Protestmarsch in Tirana

Albanien Zehntausende Anhänger der oppositionellen Demokraten fordernden Rücktritt der Regierung. Der Wahltermin am 18. Juni soll verschoben werden

Anhänger der Demokraten demonstrieren vor dem Amtssitz von Edi Rama Foto: Foto:Florian Goga/reuters

von Erich Rathfelder

SPLIT taz | Zehntausende Menschen haben am Samstag im Zentrum der albanischen Hauptstadt Tirana demonstriert.
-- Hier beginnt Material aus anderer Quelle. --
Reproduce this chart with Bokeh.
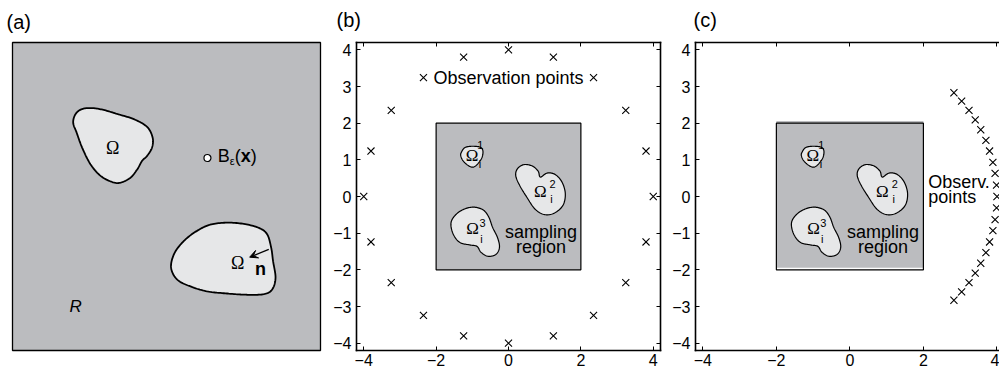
import numpy as np
from bokeh.plotting import figure
from bokeh.layouts import row
from bokeh.models import (Label, Arrow, VeeHead, FixedTicker, LinearAxis, Range1d,
                          CustomLabelingPolicy)
from bokeh.embed import file_html
from bokeh.resources import INLINE

GRAY = "#bbbcbf"
LIGHT = "#e6e7e8"
SANS = "Liberation Sans"
SERIF = "Liberation Serif"

# ---------------- panel (a): scene drawn in a 0..100 square ----------------
a_blob1_x = [19.7, 20.5, 22.6, 25.9, 29.6, 34.0, 39.4, 43.7, 45.5, 45.3,
             43.7, 42.1, 40.5, 38.3, 35.1, 32.4, 28.6, 25.3, 22.6, 20.8]
a_blob1_y = [74.0, 76.8, 78.4, 78.7, 78.1, 76.8, 75.1, 72.6, 69.1, 65.9,
             63.2, 61.6, 58.8, 56.1, 54.5, 54.7, 56.7, 60.5, 65.9, 70.8]
a_blob2_x = [51.5, 52.4, 55.1, 58.9, 63.7, 69.2, 75.1, 80.0, 82.7, 84.0,
             84.6, 85.4, 84.3, 81.6, 76.2, 69.7, 63.2, 57.8, 53.5]
a_blob2_y = [26.8, 31.2, 35.0, 38.2, 40.7, 41.5, 41.1, 39.8, 37.7, 33.3,
             29.0, 23.6, 19.8, 18.3, 18.1, 18.5, 19.2, 20.8, 23.0]
a_ball_x = [63.3]
a_ball_y = [62.5]
a_arrow_x = [83.2, 77.0]
a_arrow_y = [32.8, 30.3]

# ---------------- panels (b), (c): inclusions in sampling region ----------------
region_x = [-2.0, 2.0]
region_y = [-2.0, 2.0]
om1_x = [-1.30, -1.21, -1.03, -0.80, -0.71, -0.73, -0.85, -0.98, -1.12, -1.26, -1.32]
om1_y = [1.21, 1.33, 1.37, 1.35, 1.26, 1.07, 0.89, 0.80, 0.85, 0.98, 1.12]
om2_x = [0.25, 0.43, 0.66, 0.82, 0.88, 1.07, 1.29, 1.48, 1.57, 1.50, 1.25, 0.98, 0.73, 0.52, 0.31, 0.20]
om2_y = [0.76, 0.87, 0.83, 0.69, 0.53, 0.64, 0.60, 0.39, 0.07, -0.25, -0.46, -0.49, -0.34, -0.04, 0.30, 0.57]
om3_x = [-0.98, -1.26, -1.48, -1.59, -1.53, -1.35, -1.07, -0.87, -0.76, -0.57, -0.35, -0.25, -0.30, -0.44, -0.55, -0.71]
om3_y = [-0.29, -0.36, -0.52, -0.73, -1.02, -1.25, -1.32, -1.36, -1.52, -1.63, -1.58, -1.39, -1.13, -0.84, -0.55, -0.36]

obs_b_x = [4.00, 3.80, 3.24, 2.35, 1.24, 0.00, -1.24, -2.35, -3.24, -3.80,
           -4.00, -3.80, -3.24, -2.35, -1.24, 0.00, 1.24, 2.35, 3.24, 3.80]
obs_b_y = [0.00, 1.24, 2.35, 3.24, 3.80, 4.00, 3.80, 3.24, 2.35, 1.24,
           0.00, -1.24, -2.35, -3.24, -3.80, -4.00, -3.80, -3.24, -2.35, -1.24]
obs_c_x = [2.83, 3.04, 3.24, 3.41, 3.56, 3.70, 3.80, 3.89, 3.95, 3.99, 4.00,
           3.99, 3.95, 3.89, 3.80, 3.70, 3.56, 3.41, 3.24, 3.04, 2.83]
obs_c_y = [-2.83, -2.60, -2.35, -2.09, -1.82, -1.53, -1.24, -0.93, -0.63, -0.31, 0.00,
           0.31, 0.63, 0.93, 1.24, 1.53, 1.82, 2.09, 2.35, 2.60, 2.83]

x_ticks = [-4, -2, 0, 2, 4]
y_ticks = [-4, -3, -2, -1, 0, 1, 2, 3, 4]
panel_titles = ["(a)", "(b)", "(c)"]
c_fill_shift = 0.06


def closed_curve(xs, ys, steps=12):
    P = np.column_stack([xs, ys]).astype(float)
    n = len(P)
    out = []
    for i in range(n):
        p0, p1, p2, p3 = P[(i - 1) % n], P[i], P[(i + 1) % n], P[(i + 2) % n]
        for t in np.linspace(0, 1, steps, endpoint=False):
            t2, t3 = t * t, t * t * t
            out.append(0.5 * (2 * p1 + (-p0 + p2) * t + (2 * p0 - 5 * p1 + 4 * p2 - p3) * t2
                              + (-p0 + 3 * p1 - 3 * p2 + p3) * t3))
    out = np.array(out)
    return list(out[:, 0]), list(out[:, 1])


def base_fig(width, mbl, mbr, xr, yr, title, title_offset, title_standoff):
    p = figure(width=width, height=372, x_range=Range1d(*xr), y_range=Range1d(*yr),
               x_axis_type=None, y_axis_type=None, output_backend="svg",
               toolbar_location=None, min_border_left=mbl, min_border_right=mbr,
               min_border_top=42, min_border_bottom=22)
    p.background_fill_color = "white"
    p.border_fill_color = "white"
    p.title.text = title
    p.title.align = "left"
    p.title.vertical_align = "top"
    p.title.offset = title_offset
    p.title.text_font = SANS
    p.title.text_font_size = "20px"
    p.title.text_font_style = "normal"
    p.title.text_color = "black"
    p.title.standoff = title_standoff
    return p


def lab(p, x, y, text, size="18px", font=SANS, align="center", baseline="middle",
        style="normal", xo=0, yo=0):
    p.add_layout(Label(x=x, y=y, text=text, text_font=font, text_font_size=size,
                       text_align=align, text_baseline=baseline, text_font_style=style,
                       x_offset=xo, y_offset=yo, text_color="black"))


NO_LABELS = "for (const i of indices) { indices.unset(i) }\nreturn indices"


def add_axes(p, sides):
    for side in sides:
        ticks = x_ticks if side in ("below", "above") else y_ticks
        ax = LinearAxis(ticker=FixedTicker(ticks=ticks), major_tick_in=4, major_tick_out=0,
                        minor_tick_in=0, minor_tick_out=0,
                        major_tick_line_color="black", major_tick_line_width=1,
                        axis_line_color="black", axis_line_width=1.6, axis_line_cap="square")
        if side in ("below", "left"):
            ax.major_label_overrides = {t: str(t).replace("-", "\u2212") for t in ticks}
            ax.major_label_text_font = SANS
            ax.major_label_text_font_size = "16px"
            ax.major_label_text_color = "black"
            ax.major_label_standoff = 3 if side == "below" else 5
        else:
            ax.major_label_policy = CustomLabelingPolicy(code=NO_LABELS)
            ax.major_label_text_font_size = "1px"
            ax.major_label_standoff = 0
        p.add_layout(ax, side)


# ---------------- figure (a) ----------------
pa = base_fig(330, 12, 10, (0, 100), (0, 100), panel_titles[0], -6, 16)
pa.background_fill_color = GRAY
pa.outline_line_color = "black"
pa.outline_line_width = 1.3
for bx, by in ((a_blob1_x, a_blob1_y), (a_blob2_x, a_blob2_y)):
    cx, cy = closed_curve(bx, by)
    pa.patch(cx, cy, fill_color=LIGHT, line_color="black", line_width=1.8)
pa.scatter(a_ball_x, a_ball_y, marker="circle", size=7, fill_color="white",
           line_color="black", line_width=1.2)
pa.add_layout(Arrow(end=VeeHead(size=8, fill_color="black", line_color="black", line_width=1),
                    x_start=a_arrow_x[0], y_start=a_arrow_y[0],
                    x_end=a_arrow_x[1], y_end=a_arrow_y[1],
                    line_color="black", line_width=1.3))
lab(pa, 32.5, 65.8, "\u03a9", font=SERIF, size="18px")
lab(pa, 73.1, 28.3, "\u03a9", font=SERIF, size="18px")
lab(pa, 80.5, 26.4, "n", style="bold")
lab(pa, 20.5, 14.3, "R", style="italic", size="17px")
lab(pa, 66.6, 63.2, "B", align="left")
lab(pa, 66.6, 63.2, "\u03b5", size="11px", align="left", xo=12, yo=-5)
lab(pa, 66.6, 63.2, "(", align="left", xo=17)
lab(pa, 66.6, 63.2, "x", align="left", xo=23, style="bold")
lab(pa, 66.6, 63.2, ")", align="left", xo=33)


def draw_region(p, shift):
    p.quad(left=[region_x[0]], right=[region_x[1]], bottom=[region_y[0] + shift],
           top=[region_y[1] + shift], fill_color=GRAY, line_color=None)
    p.quad(left=[region_x[0]], right=[region_x[1]], bottom=[region_y[0]],
           top=[region_y[1]], fill_color=None, line_color="black", line_width=1.2)
    for bx, by in ((om1_x, om1_y), (om2_x, om2_y), (om3_x, om3_y)):
        cx, cy = closed_curve(bx, by)
        p.patch(cx, cy, fill_color=LIGHT, line_color="black", line_width=1.2)
    lab(p, -1.01, 1.13, "\u03a9", font=SERIF, size="17px")
    lab(p, -0.78, 1.40, "1", size="11px")
    lab(p, -0.79, 0.90, "i", size="11px")
    lab(p, 0.88, 0.14, "\u03a9", font=SERIF, size="17px")
    lab(p, 1.22, 0.33, "2", size="11px")
    lab(p, 1.19, -0.08, "i", size="11px")
    lab(p, -0.99, -0.86, "\u03a9", font=SERIF, size="17px")
    lab(p, -0.72, -0.73, "3", size="11px")
    lab(p, -0.75, -1.15, "i", size="11px")
    lab(p, 0.90, -0.97, "sampling")
    lab(p, 0.90, -1.37, "region")


# ---------------- figure (b) ----------------
pb = base_fig(338, 22, 8, (-4.2, 4.2), (-4.2, 4.2), panel_titles[1], -20, 12)
pb.outline_line_color = None
add_axes(pb, ["left", "below", "above", "right"])
draw_region(pb, 0.0)
pb.scatter(obs_b_x, obs_b_y, marker="x", size=10, line_color="black", line_width=1.1)
lab(pb, 0.0, 3.22, "Observation points")

# ---------------- figure (c) ----------------
pc = base_fig(331, 27, 0, (-4.2, 4.07), (-4.2, 4.2), panel_titles[2], -2, 12)
pc.outline_line_color = None
add_axes(pc, ["left", "below", "above"])
draw_region(pc, c_fill_shift)
pc.scatter(obs_c_x, obs_c_y, marker="x", size=10, line_color="black", line_width=1.1)
lab(pc, 2.13, 0.39, "Observ.", align="left")
lab(pc, 2.13, -0.02, "points", align="left")

layout = row(pa, pb, pc)
open("out.html", "w").write(file_html(layout, INLINE))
Sie forderten den Rücktritt des amtierenden sozialistischen Regierungschefs Edi Rama als Bedingung für die Teilnahme der Opposition an den Parlamentswahlen am 18. Juni. „Eine Übergangsregierung ist die einzige Voraussetzung, um freie und ehrliche Wahlen zu gewährleisten“, sagte der Vorsitzende der Demokratischen Partei, Lulzim Basha.

Die Opposition befürchtet, dass die Regierung die Massenmedien und den Staatsapparat für ihre Wahlkampagne einspannen könnte. In der Vergangenheit hatte die jeweils regierende Partei immer versucht, genau dies zu tun. Vor allem der ehemalige Führer der Demokratischen Partei und langjährige Präsident des Landes, Sali Berisha, soll während seiner Amtszeit von 2005 bis 2013 den Staatsapparat ungeniert für das Parteiwohl eingespannt haben. Die Anhänger der Demokratischen Partei befürchten nun ein ähnliches Verhalten von Edi Rama und den Sozialisten und verlangen deshalb die Bildung einer „technischen“ Regierung, um die Wahlen zu organisieren.

Basha und seine Partei boykottieren die Parlamentsarbeit seit Ende Februar. Rama-Gegner haben seitdem auch ein Zelt vor dem Regierungsgebäude aufgebaut. Sie werfen Rama unter anderem vor, die Verbreitung und den Konsum von Drogen zuzulassen. Informationen der Opposition über angebliche Anbauflächen in den Bergen erwiesen sich nach Medienberichten größtenteils als Fake News.

Seit dem 24. April blockieren mehrere tausend Anhänger der Demokratischen Partei immer wieder zahlreiche Autobahnen und Straßen. Regierungschef Edi Rama will an dem Wahltermin, dem 18. Juni, festhalten. Dabei hat er auch die Rückendeckung der meisten europäischen Botschaften und der EU-Diplomaten. Ende des Jahres sollen die Verhandlungen über einen Beitritt des Landes zur EU beginnen. Bis dahin müssen noch von Brüssel geforderte Reformen eingeleitet werden.

Seit Ende Februar boykottieren die Demokraten die Parlamentsarbeit

Rama hat dafür die Weichen gestellt. Deshalb warf er der Opposition vor, ihr gehe es darum, „die Justizreform zu blockieren“. Im Justizapparat sitzen viele Anhänger der Opposition, die während der Berisha-Zeit angestellt worden waren. Eine Verschlankung der Justiz und Ermittlungen zur Korruption würden also vor allem die Parteigänger der Demokraten treffen.

Um die Wahlen zu gewinnen, versucht Rama offenbar auch nationalistische Positionen einzunehmen. Gegenüber dem Portal Politic“ erklärte Rama, falls die EU auseinanderfiele und damit das Versprechen der Integration der von Albanern bewohnten Länder Albanien und Kosovo hinfällig wäre, müsste über Alternativen nachgedacht werden. „Die Vereinigung Albaniens mit Kosovo ist eine Alternative zur geschlossenen EU-Tür“, sagte er und löste damit heftige Reaktionen in Serbien aus. Serbien sieht Kosovo immer noch als Teil des eigenen Staatsgebietes an.